Isaac Leigh, SU President
Despite anti-Semitism being stated as one reason behind the argument to leave NUS, Warwick’s Jewish Israeli Society are not involved with the campaign and do not hold an official stance on the topic.
Similarly, Warwick Labour have stated their intention to not take an official stance, and to allow their members and exec to feel “free to weigh-in on either side of the debate”.
Warwick Conservative Association have, in contrast, openly called for the need for a vote on the issue. They have also reiterated, however, that they do not have an official stance in favour of either side of the debate as of yet.
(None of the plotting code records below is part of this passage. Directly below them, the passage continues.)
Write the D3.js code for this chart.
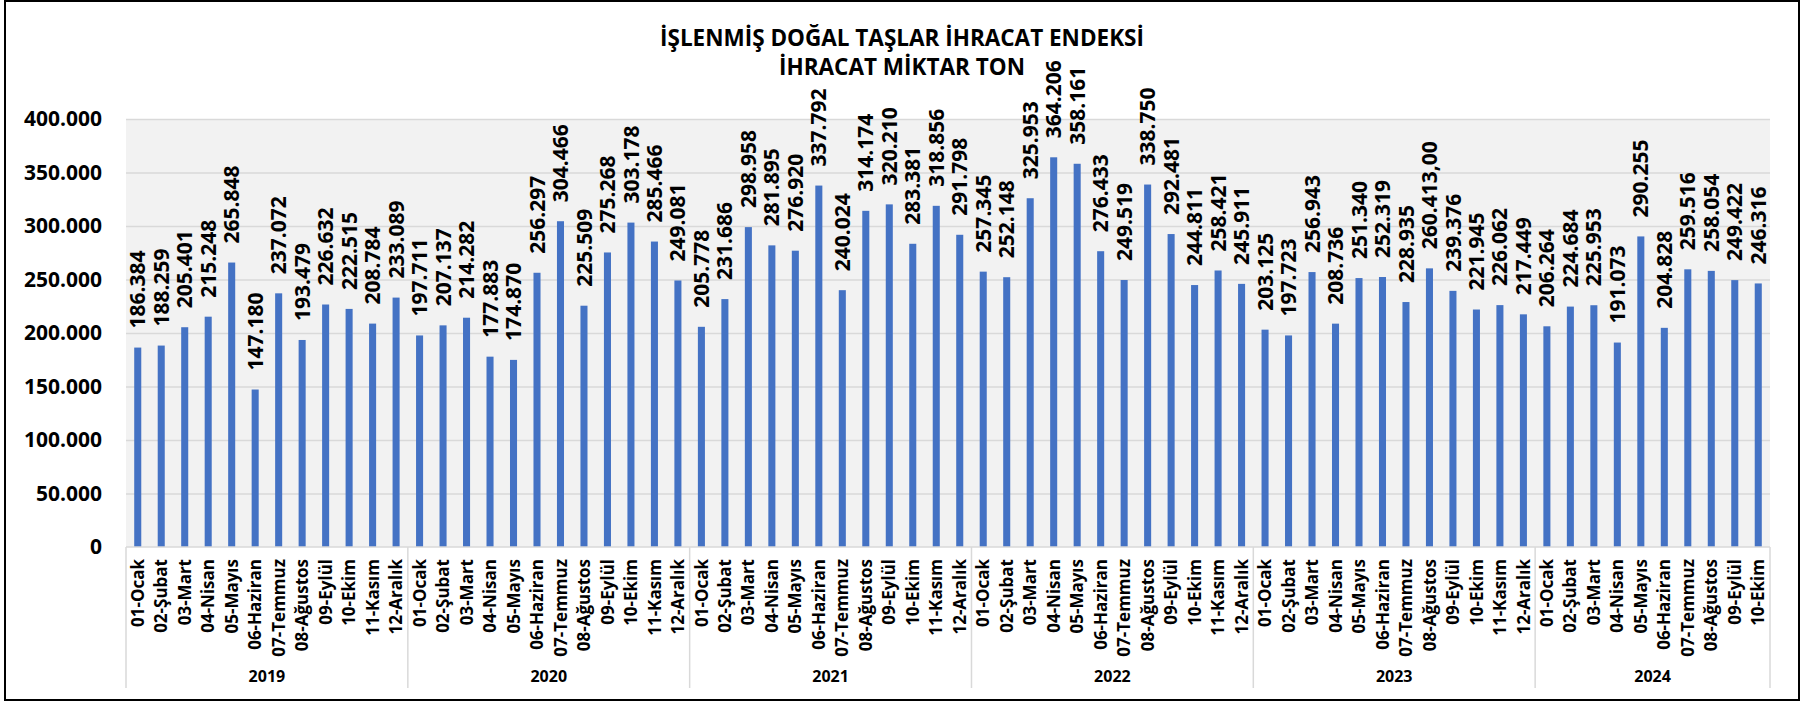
<!DOCTYPE html>
<html>
<head>
<meta charset="utf-8">
<script src="https://cdn.jsdelivr.net/npm/d3@7"></script>
<style>
  body { margin: 0; background: #fff; }
  svg { display: block; font-family: 'Open Sans', sans-serif; font-weight: bold; }
  .grid line { stroke: #d9d9d9; stroke-width: 1.3; }
  .grid .domain { display: none; }
</style>
</head>
<body>
<div id="chart"></div>
<script>
const months = ['01-Ocak', '02-Şubat', '03-Mart', '04-Nisan', '05-Mayıs', '06-Haziran',
                '07-Temmuz', '08-Ağustos', '09-Eylül', '10-Ekim', '11-Kasım', '12-Aralık'];
const years = ['2019', '2020', '2021', '2022', '2023', '2024'];
const v2019 = [186384, 188259, 205401, 215248, 265848, 147180, 237072, 193479, 226632, 222515, 208784, 233089];
const v2020 = [197711, 207137, 214282, 177883, 174870, 256297, 304466, 225509, 275268, 303178, 285466, 249081];
const v2021 = [205778, 231686, 298958, 281895, 276920, 337792, 240024, 314174, 320210, 283381, 318856, 291798];
const v2022 = [257345, 252148, 325953, 364206, 358161, 276433, 249519, 338750, 292481, 244811, 258421, 245911];
const v2023 = [203125, 197723, 256943, 208736, 251340, 252319, 228935, 260413, 239376, 221945, 226062, 217449];
const v2024 = [206264, 224684, 225953, 191073, 290255, 204828, 259516, 258054, 249422, 246316];
// one label in the source is written with decimals
const labelOverride = {'2023|08-Ağustos': '260.413,00'};
const yTicks = [0, 50000, 100000, 150000, 200000, 250000, 300000, 350000, 400000];
const title = ['İŞLENMİŞ DOĞAL TAŞLAR İHRACAT ENDEKSİ', 'İHRACAT MİKTAR TON'];

const W = 1802, H = 701;
const plot = {left: 126, right: 1770, top: 119, bottom: 547};
const tr = d3.formatLocale({decimal: ',', thousands: '.', grouping: [3], currency: ['', '']});
const fmt = tr.format(',.0f');

const series = [v2019, v2020, v2021, v2022, v2023, v2024];
const data = [];
series.forEach((vals, yi) => {
  vals.forEach((v, mi) => {
    data.push({year: years[yi], month: months[mi], key: years[yi] + '|' + months[mi], value: v});
  });
});

const svg = d3.select('#chart').append('svg')
  .attr('width', W)
  .attr('height', H);

// outer frame
svg.append('rect')
  .attr('x', 5).attr('y', 1)
  .attr('width', 1794).attr('height', 699)
  .attr('fill', 'none')
  .attr('stroke', '#000')
  .attr('stroke-width', 2);

const x = d3.scaleBand()
  .domain(data.map(d => d.key))
  .range([plot.left, plot.right])
  .paddingInner(0.7)
  .paddingOuter(0.35);
const y = d3.scaleLinear()
  .domain([0, 400000])
  .range([plot.bottom, plot.top]);

// plot background
svg.append('rect')
  .attr('x', plot.left).attr('y', plot.top)
  .attr('width', plot.right - plot.left)
  .attr('height', plot.bottom - plot.top)
  .attr('fill', '#f2f2f2');

// horizontal grid
svg.append('g')
  .attr('class', 'grid')
  .attr('transform', `translate(${plot.left},0)`)
  .call(d3.axisLeft(y).tickValues(yTicks.slice(1)).tickSize(-(plot.right - plot.left)).tickFormat(''));

// y labels
svg.append('g')
  .attr('transform', `translate(${plot.left},0)`)
  .call(d3.axisLeft(y).tickValues(yTicks).tickSize(0).tickPadding(24).tickFormat(fmt))
  .call(g => g.select('.domain').remove())
  .call(g => g.selectAll('text')
    .style('font-size', '21px')
    .style('font-family', "'Open Sans', sans-serif")
    .style('font-weight', 'bold')
    .attr('fill', '#000'));

// bars
svg.append('g')
  .selectAll('rect')
  .data(data)
  .enter().append('rect')
  .attr('x', d => x(d.key))
  .attr('y', d => y(d.value))
  .attr('width', x.bandwidth())
  .attr('height', d => y(0) - y(d.value))
  .attr('fill', '#4472c4');

// value labels
svg.append('g')
  .selectAll('text')
  .data(data)
  .enter().append('text')
  .attr('transform', d => `translate(${x(d.key) + x.bandwidth() / 2},${y(d.value) - 19}) rotate(-90)`)
  .attr('dy', '0.36em')
  .style('font-size', '21px')
  .attr('fill', '#000')
  .text(d => labelOverride[d.key] || fmt(d.value));

// category axis
const axis = svg.append('g');
axis.append('line')
  .attr('x1', plot.left).attr('x2', plot.right)
  .attr('y1', plot.bottom).attr('y2', plot.bottom)
  .attr('stroke', '#d9d9d9').attr('stroke-width', 1.5);

axis.selectAll('.mlabel')
  .data(data)
  .enter().append('text')
  .attr('class', 'mlabel')
  .attr('transform', d => `translate(${x(d.key) + x.bandwidth() / 2},${plot.bottom + 12}) rotate(-90)`)
  .attr('dy', '0.36em')
  .attr('text-anchor', 'end')
  .style('font-size', '17px')
  .attr('fill', '#000')
  .text(d => d.month);

// year groups
const groups = years.map((yr, i) => {
  const keys = data.filter(d => d.year === yr).map(d => d.key);
  const x0 = x(keys[0]) - x.step() * x.paddingInner() / 2 - (i === 0 ? x.step() * (x.paddingOuter() - x.paddingInner() / 2) : 0);
  const x1 = x(keys[keys.length - 1]) + x.bandwidth() + x.step() * x.paddingInner() / 2;
  return {yr, x0, x1};
});
groups[groups.length - 1].x1 = plot.right;

axis.selectAll('.divider')
  .data([plot.left, ...groups.map(g => g.x1)])
  .enter().append('line')
  .attr('class', 'divider')
  .attr('x1', d => d).attr('x2', d => d)
  .attr('y1', plot.bottom).attr('y2', 688)
  .attr('stroke', '#d9d9d9').attr('stroke-width', 1.5);

axis.selectAll('.ylabel')
  .data(groups)
  .enter().append('text')
  .attr('class', 'ylabel')
  .attr('x', g => (g.x0 + g.x1) / 2)
  .attr('y', 682)
  .attr('text-anchor', 'middle')
  .style('font-size', '16px')
  .attr('fill', '#000')
  .text(g => g.yr);

// title
svg.append('g')
  .selectAll('text')
  .data(title)
  .enter().append('text')
  .attr('x', 902)
  .attr('y', (_, i) => 46 + i * 29)
  .attr('text-anchor', 'middle')
  .style('font-size', '22.5px')
  .attr('fill', '#000')
  .text(d => d);
</script>
</body>
</html>
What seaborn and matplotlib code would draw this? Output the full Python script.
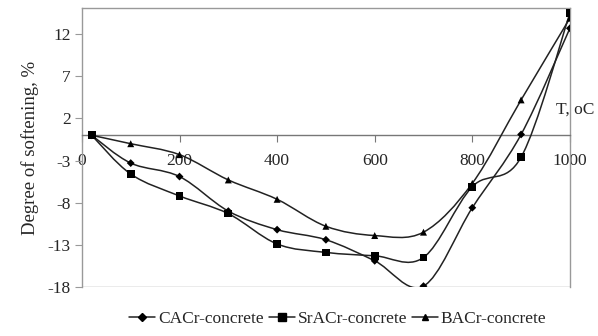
import numpy as np
import pandas as pd
import matplotlib
matplotlib.use("Agg")
import matplotlib.pyplot as plt
import seaborn as sns
from matplotlib.path import Path
from matplotlib.patches import PathPatch
from matplotlib.lines import Line2D

temps = [20, 100, 200, 300, 400, 500, 600, 700, 800, 900, 1000]
cacr = [0, -3.3, -4.9, -9.0, -11.2, -12.4, -14.9, -17.9, -8.6, 0.1, 12.7]
sracr = [0, -4.6, -7.2, -9.3, -12.9, -13.9, -14.3, -14.5, -6.1, -2.6, 14.5]
bacr = [0, -1.0, -2.3, -5.3, -7.6, -10.8, -11.9, -11.5, -5.7, 4.2, 13.9]
names = ["CACr-concrete", "SrACr-concrete", "BACr-concrete"]
markers = ["D", "s", "^"]
msizes = [4, 5.5, 5]

df = pd.concat([pd.DataFrame({"T": temps, "v": v, "s": n})
                for v, n in zip([cacr, sracr, bacr], names)])

sns.set_style("white")
plt.rcParams["font.family"] = ["Liberation Serif", "DejaVu Serif"]
plt.rcParams["axes.unicode_minus"] = False

fig = plt.figure(figsize=(5.98, 3.36), dpi=100)
ax = fig.add_axes([0.137, 0.146, 0.816, 0.830])


def smooth_path(xs, ys):
    # Excel-like smoothed line (Catmull-Rom as cubic bezier)
    p = np.column_stack([xs, ys]).astype(float)
    verts = [p[0]]
    codes = [Path.MOVETO]
    n = len(p)
    for i in range(n - 1):
        p0 = p[i - 1] if i > 0 else p[i]
        p3 = p[i + 2] if i + 2 < n else p[i + 1]
        c1 = p[i] + (p[i + 1] - p0) / 6
        c2 = p[i + 1] - (p3 - p[i]) / 6
        verts += [c1, c2, p[i + 1]]
        codes += [Path.CURVE4] * 3
    return Path(verts, codes)


for name in names:
    d = df[df.s == name]
    ax.add_patch(PathPatch(smooth_path(d["T"], d["v"]), fill=False,
                           edgecolor="#222222", lw=1.1, zorder=3))

sns.scatterplot(data=df, x="T", y="v", style="s", markers=dict(zip(names, markers)),
                size="s", sizes={n: m ** 2 for n, m in zip(names, msizes)},
                color="black", edgecolor="black", linewidth=0, legend=False,
                ax=ax, zorder=4)

ax.set_xlim(0, 1000)
ax.set_ylim(-18, 15.1)
ax.set_yticks([-18, -13, -8, -3, 2, 7, 12])
ax.set_xticks([0, 200, 400, 600, 800, 1000])
ax.set_xlabel("")
ax.set_ylabel("Degree of softening, %", fontsize=13.5, labelpad=6)

for s in ax.spines.values():
    s.set_color("#999999")
    s.set_linewidth(1)
    s.set_visible(True)
ax.spines["bottom"].set_position(("data", 0))
ax.spines["bottom"].set_color("#777777")
ax.axhline(-18, color="#999999", lw=1, zorder=1)

ax.tick_params(axis="y", direction="out", length=5, color="#999999",
               labelsize=12.5, left=True, pad=3)
ax.tick_params(axis="x", direction="out", length=5, color="#777777",
               labelsize=12.5, bottom=True, pad=8)
for t in ax.get_xticklabels():
    t.set_zorder(5)

ax.text(972, 3.0, "T, oC", ha="left", va="center", fontsize=12.5, clip_on=False)

handles = [Line2D([], [], color="#222222", lw=1.1, marker=m, markersize=ms,
                  markerfacecolor="black", markeredgecolor="black")
           for m, ms in zip(markers, msizes)]
fig.legend(handles, names, loc="lower center", bbox_to_anchor=(0.565, -0.02),
           ncol=3, frameon=False, fontsize=12.5, handlelength=1.5,
           handletextpad=0.15, columnspacing=0.3)

fig.savefig("out.png", dpi=100)
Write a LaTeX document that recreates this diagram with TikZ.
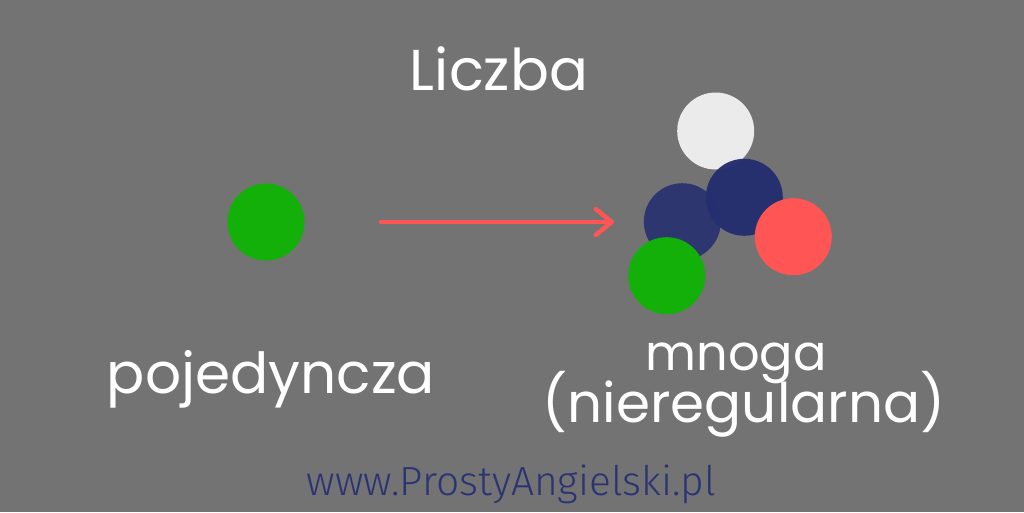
\documentclass[tikz,border=0pt]{standalone}
\usepackage{fontspec}
\setmainfont{Poppins}
\newfontfamily\urlfont{Fira Sans}
\usetikzlibrary{arrows.meta}
\definecolor{bg}{HTML}{737373}
\definecolor{cgreen}{HTML}{14B00A}
\definecolor{cred}{HTML}{FF5555}
\definecolor{cnavyA}{HTML}{2E3670}
\definecolor{cnavyB}{HTML}{252E6E}
\definecolor{cwhite}{HTML}{EBEBEB}
\definecolor{curl}{HTML}{2B3473}
\tikzset{
  ball/.style={circle,minimum size=77pt,inner sep=0pt,draw=none},
  hand/.style={text=white,inner sep=0pt,anchor=base},
}
\begin{document}
\begin{tikzpicture}[x=1pt,y=-1pt]
\fill[bg] (0,0) rectangle (1024,512);
\useasboundingbox (0,0) rectangle (1024,512);
% single
\node[ball,fill=cgreen] (single) at (266,222) {};
% group
\node[ball,fill=cwhite] (w) at (715.7,131) {};
\node[ball,fill=cnavyA] (nA) at (682.3,221.7) {};
\node[ball,fill=cnavyB,fill opacity=0.97] (nB) at (744.3,197.3) {};
\node[ball,fill=cred] (r) at (793.3,236.7) {};
\node[ball,fill=cgreen] (g) at (666.7,275.7) {};
% arrow
\coordinate (a1) at (381,222);
\coordinate (a2) at (614,222);
\draw[cred,line width=4.5pt,line cap=round,-{Straight Barb[length=16pt,width=26pt,round]}] (a1) -- (a2);
% texts
\node[hand] (title) at (499,90) {\resizebox{178pt}{!}{Liczba}};
\node[hand] (t1) at (271,393) {\resizebox{328pt}{!}{pojedyncza}};
\node[hand] (t2) at (736,370) {\resizebox{181pt}{!}{mnoga}};
\node[hand] (t3) at (744,422) {\resizebox{402pt}{!}{(nieregularna)}};
\node[text=curl,inner sep=0pt,anchor=base] (url) at (511.5,495) {\resizebox{409pt}{!}{\urlfont\fontspec{Fira Sans Light}www.ProstyAngielski.pl}};
\end{tikzpicture}
\end{document}
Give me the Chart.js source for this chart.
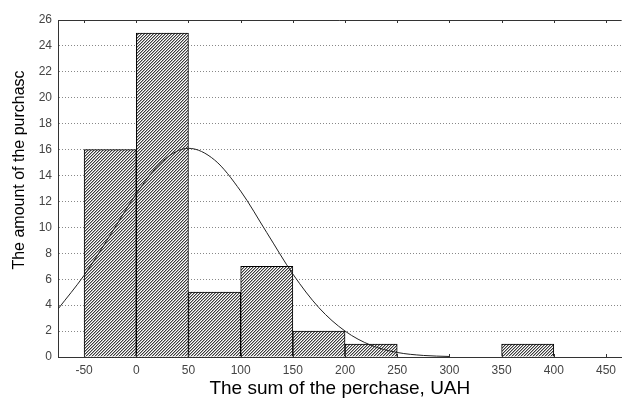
<!DOCTYPE html>
<html>
<head>
<meta charset="utf-8">
<script src="https://cdn.jsdelivr.net/npm/chart.js@4.4.0/dist/chart.umd.min.js"></script>
<style>
    html, body { margin: 0; padding: 0; background: #fff; }
    #wrap { width: 622px; height: 401px; }
</style>
</head>
<body>
<div id="wrap"><canvas id="histChart"></canvas></div>
<script>
// histogram bins (centers) and counts
const binCenters = [-25, 25, 75, 125, 175, 225, 375];
const binCounts = [16, 25, 5, 7, 2, 1, 1];

// fitted curve
const curveX = [-75, -50, -25, 0, 25, 50, 75, 100, 125, 150, 175, 200, 225, 250, 275, 300];
const curveY = [3.7, 6.3, 9.4, 12.6, 15.1, 16.1, 15.2, 12.8, 9.6, 6.4, 3.8, 2.0, 0.9, 0.35, 0.12, 0.04];

const xTicks = [-50, 0, 50, 100, 150, 200, 250, 300, 350, 400, 450];
const yTicks = [0, 2, 4, 6, 8, 10, 12, 14, 16, 18, 20, 22, 24, 26];

const yTitle = "The amount of the purchasc";

// hatch pattern /// (3px period, soft edge like the scan)
function makeHatch() {
    const c = document.createElement("canvas");
    c.width = 3;
    c.height = 3;
    const ctx = c.getContext("2d");
    const img = ctx.createImageData(3, 3);
    const shades = [60, 170, 255];
    for (let y = 0; y < 3; y++) {
        for (let x = 0; x < 3; x++) {
            const i = (y * 3 + x) * 4;
            const v = shades[(x + y) % 3];
            img.data[i] = v;
            img.data[i + 1] = v;
            img.data[i + 2] = v;
            img.data[i + 3] = 255;
        }
    }
    ctx.putImageData(img, 0, 0);
    return ctx.createPattern(c, "repeat");
}

const frameLines = {
    id: "frameLines",
    afterDraw(chart) {
        const ctx = chart.ctx;
        const a = chart.chartArea;
        const xs = chart.scales.x;
        ctx.save();
        ctx.strokeStyle = "#333";
        ctx.lineWidth = 1;
        ctx.beginPath();
        ctx.moveTo(a.left, a.top + 0.5);
        ctx.lineTo(a.right, a.top + 0.5);
        xTicks.forEach((v) => {
            const px = Math.round(xs.getPixelForValue(v)) + 0.5;
            ctx.moveTo(px, a.top);
            ctx.lineTo(px, a.top + 3);
            ctx.moveTo(px, a.bottom);
            ctx.lineTo(px, a.bottom - 3);
        });
        ctx.stroke();

        // y axis title
        ctx.translate(20, 170);
        ctx.rotate(-Math.PI / 2);
        ctx.fillStyle = "#000";
        ctx.font = "16px 'Liberation Sans'";
        ctx.textAlign = "center";
        ctx.textBaseline = "middle";
        ctx.fillText(yTitle, 0, 0);
        ctx.restore();
    },
};

const histChart = document.getElementById("histChart");

const histConfig = {
    type: "bar",
    data: {
        datasets: [
            {
                type: "line",
                data: curveX.map((x, i) => ({ x: x, y: curveY[i] })),
                borderColor: "#222",
                borderWidth: 1,
                pointRadius: 0,
                tension: 0.4,
                cubicInterpolationMode: "monotone",
                fill: false,
                order: 0,
            },
            {
                type: "bar",
                data: binCenters.map((x, i) => ({ x: x, y: binCounts[i] })),
                backgroundColor: makeHatch(),
                borderColor: "#000",
                borderWidth: 1,
                borderSkipped: "bottom",
                barPercentage: 1,
                categoryPercentage: 1,
                order: 1,
            },
        ],
    },
    options: {
        responsive: true,
        maintainAspectRatio: false,
        animation: false,
        devicePixelRatio: 1,
        layout: { padding: { top: 20, right: 0, left: 0, bottom: 1 } },
        plugins: {
            legend: { display: false },
            tooltip: { enabled: false },
        },
        scales: {
            x: {
                type: "linear",
                min: -75,
                max: 465,
                offset: false,
                afterBuildTicks: (s) => {
                    s.ticks = xTicks.map((v) => ({ value: v }));
                },
                afterFit: (s) => {
                    s.height = 43;
                },
                grid: { display: false, drawTicks: false },
                border: { display: true, color: "#333", width: 1 },
                ticks: {
                    color: "#444",
                    padding: 6,
                    maxRotation: 0,
                    font: { family: "Liberation Sans", size: 12 },
                },
                title: {
                    display: true,
                    text: "The sum of the perchase, UAH",
                    color: "#000",
                    padding: { top: 0, bottom: 0 },
                    font: { family: "Liberation Sans", size: 19 },
                },
            },
            y: {
                min: 0,
                max: 26,
                afterBuildTicks: (s) => {
                    s.ticks = yTicks.map((v) => ({ value: v }));
                },
                afterFit: (s) => {
                    s.width = 58;
                },
                grid: {
                    color: (c) => (c.tick.value === 0 || c.tick.value === 26 ? "rgba(0,0,0,0)" : "#888"),
                    lineWidth: 1,
                    drawTicks: false,
                },
                border: { display: true, color: "#333", width: 1, dash: [1, 2] },
                ticks: {
                    color: "#444",
                    padding: 6,
                    font: { family: "Liberation Sans", size: 12 },
                },
            },
        },
    },
    plugins: [frameLines],
};

const profitHistChart = new Chart(histChart, histConfig);
</script>
</body>
</html>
SU President Isaac Leigh has released a statement on behalf of the whole Sabbatical Officer team, warning against calls to leave. He stated: “At a critical time in higher education, with a potentially transformative government White Paper coming soon, it is incredibly important that we do not walk away from the only tangible opportunity of having a collective voice alongside other students’ unions.
“NUS has many flaws, which I saw first-hand as a delegate at National Conference last week; however we would be far weaker and more isolated on the outside of it all.
“It would be like the Sabbs saying that they didn’t like the University senior management team, so they should give up their representation on University Council, Senate and all the other committees we are on. We would rightly be criticised for passing up our seat at the table.”
He finished: “There is clear frustration with NUS so let’s use this to change it, rather than walk away from it. Frustration can be a powerful catalyst for change.”
UPDATE: Article added to at 18:34 to reflect the opinions of Warwick’s Labour and Conservative groups.